Researching U.S. Immigration and Naturalization
Monday, April 29 at 7:30 PM
Toyota USA Auto Museum
19600 Van Ness Ave.
Torrance, CA 90501
One of the first things that the newly created United States of America did was to establish laws covering naturalization. These laws, however, were administered by the states with many variations. Finally, in 1906 the Federal Government took control of the entire process. The standardized documentation after 1906 has proven invaluable to genealogical researchers. Similarly, laws controlling immigration have also changed over time, generally becoming more restrictive. As immigration and naturalization documentation can be key information in tracing one’s roots, understanding how the process worked over time, understanding how the information was recorded and where it might be found is essential. This lecture will provide a short history of immigration and naturalization laws and provide general guidance in finding your ancestor’s documentation.

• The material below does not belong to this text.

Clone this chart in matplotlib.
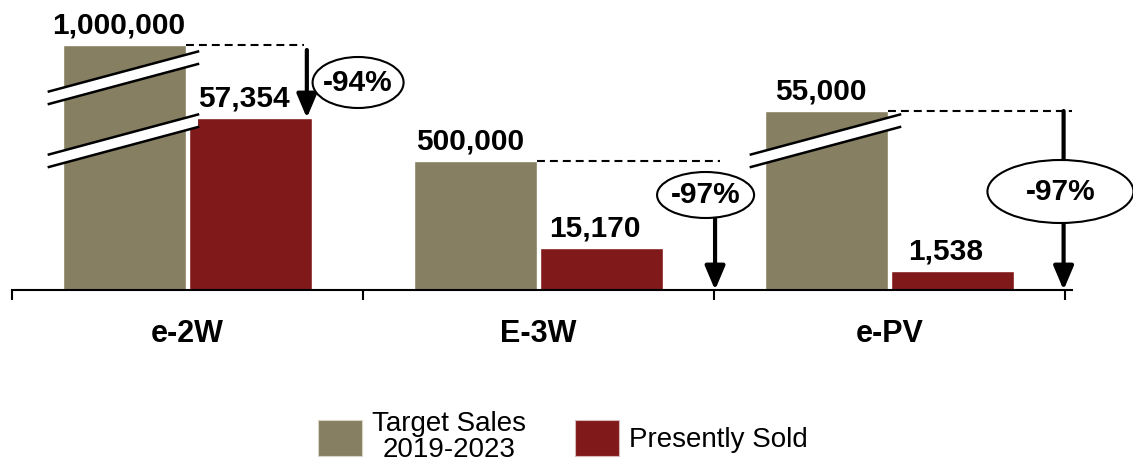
import matplotlib
matplotlib.use("Agg")
import matplotlib.pyplot as plt
from matplotlib.patches import Patch, Ellipse, Polygon

plt.rcParams['font.family'] = ['Liberation Sans', 'DejaVu Sans']

# ---- data ----
categories = ["e-2W", "E-3W", "e-PV"]
target_sales = [1000000, 500000, 55000]
presently_sold = [57354, 15170, 1538]
# chart is drawn "not to scale" (broken bars): visual bar heights
target_visual = [245, 129, 179]
sold_visual = [172, 42, 19]
legend_labels = ["Target Sales\n2019-2023", "Presently Sold"]

khaki = "#877F61"
red = "#801A1A"

W, H = 1133, 469
fig = plt.figure(figsize=(W / 100, H / 100), dpi=100)
grp = 351.0
ax = fig.add_axes([12 / W, 179 / H, 1060 / W, 290 / H])
ax.set_xlim(-0.5, -0.5 + 1060 / grp)
ax.set_ylim(0, 290)

xs = list(range(len(categories)))
bw = 0.351
ax.bar([x - 0.355 for x in xs], target_visual, width=bw, align='edge',
       color=khaki, edgecolor='white', linewidth=1, zorder=2)
ax.bar([x + 0.004 for x in xs], sold_visual, width=bw, align='edge',
       color=red, edgecolor='white', linewidth=1, zorder=2)

# value labels
for x, tv, sv, t, s in zip(xs, target_visual, sold_visual, target_sales, presently_sold):
    ax.annotate(f"{t:,}", (x - 0.18, tv), xytext=(-4, 8), textcoords='offset points',
                ha='center', va='baseline', fontsize=21.5, fontweight='bold', zorder=6)
    ax.annotate(f"{s:,}", (x + 0.18, sv), xytext=(-5, 8), textcoords='offset points',
                ha='center', va='baseline', fontsize=21.5, fontweight='bold', zorder=6)

# break marks (white slanted bands with black edges)
def break_mark(xc, y0, rise=40, thick=12.5):
    x0, x1 = xc - 0.395, xc + 0.03
    poly = Polygon([(x0, y0), (x1, y0 + rise), (x1, y0 + rise + thick), (x0, y0 + thick)],
                   closed=True, facecolor='white', edgecolor='none', zorder=4, clip_on=False)
    ax.add_patch(poly)
    ax.plot([x0, x1], [y0, y0 + rise], color='black', lw=1.8, zorder=5, clip_on=False)
    ax.plot([x0, x1], [y0 + thick, y0 + rise + thick], color='black', lw=1.8, zorder=5, clip_on=False)

break_mark(0, 186)
break_mark(0, 123)
break_mark(2, 123)

# dashed reference lines, arrows, percentage ellipses
dash_end = [0.332, 0.517, 0.524]
arrow_off = [0.34, 0.503, 0.496]
ell_spec = [  # (x offset, y, width px, height)
    (0.486, 207.5, 91, 51),
    (0.476, 95, 97, 46),
    (0.487, 98.5, 146, 63),
]
for i, x in enumerate(xs):
    tv, sv = target_visual[i], sold_visual[i]
    ax.plot([x - 0.004, x + dash_end[i]], [tv, tv], color='black', lw=1.5,
            dashes=(3.8, 2.4), zorder=3)
    xa = x + arrow_off[i]
    if i == 0:
        y_from, y_to = tv - 5, sv
    elif i == 1:
        y_from, y_to = ell_spec[i][1], 0
    else:
        y_from, y_to = tv, 0
    ax.annotate('', xy=(xa, y_to), xytext=(xa, y_from),
                arrowprops=dict(arrowstyle='-|>,head_length=0.9,head_width=0.38',
                                mutation_scale=16, lw=3, color='black',
                                shrinkA=0, shrinkB=0), zorder=5)
    ex, ey, ew, eh = ell_spec[i]
    ax.add_patch(Ellipse((x + ex, ey), ew / grp, eh, facecolor='white',
                         edgecolor='black', lw=1.5, zorder=6, clip_on=False))
    pct = round((presently_sold[i] / target_sales[i] - 1) * 100)
    ax.text(x + ex, ey, f"{pct}%", ha='center', va='center', fontsize=21.5,
            fontweight='bold', zorder=7)

# axes styling
for s in ['top', 'right', 'left']:
    ax.spines[s].set_visible(False)
ax.spines['bottom'].set_linewidth(1.5)
ax.set_yticks([])
ax.set_xticks(xs)
ax.set_xticklabels(categories, fontsize=22, fontweight='bold')
ax.tick_params(axis='x', which='major', length=0, pad=21)
ax.set_xticks([-0.5, 0.5, 1.5, 2.5], minor=True)
ax.tick_params(axis='x', which='minor', length=7.5, width=1.5, direction='out')

# legend
handles = [Patch(facecolor=khaki, edgecolor='#d8d4c8', lw=0.8),
           Patch(facecolor=red, edgecolor='#d8b8b8', lw=0.8)]
leg = fig.legend(handles, legend_labels, ncol=2, loc='center',
                 bbox_to_anchor=(563 / W, 32 / H), frameon=False, fontsize=20,
                 handlelength=1.58, handleheight=1.62, handletextpad=0.36,
                 columnspacing=1.76)
for t in leg.get_texts():
    t.set_multialignment('center')
    t.set_linespacing(1.0)

fig.savefig("out.png", dpi=100)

Hal Bookbinder has been researching for 28 years, identifying 4,000 relatives and tracing two of these lines into the mid 1700s. A former president of JGSLA and IAJGS, he created and continues to edit the annual Jewish Genealogical Yearbook. Hal has spoken at numerous conferences, synagogues and society meetings on topics from computing to geography to brick walls. He is the director of IT infrastructure and operations for the UCLA Health System, teaches business, mathematics and information technology for the University of Phoenix and directs continuing job readiness programs at two substance abuse recovery facilities in Los Angeles; the Midnight Mission and its sister organization, the Family Housing Facility.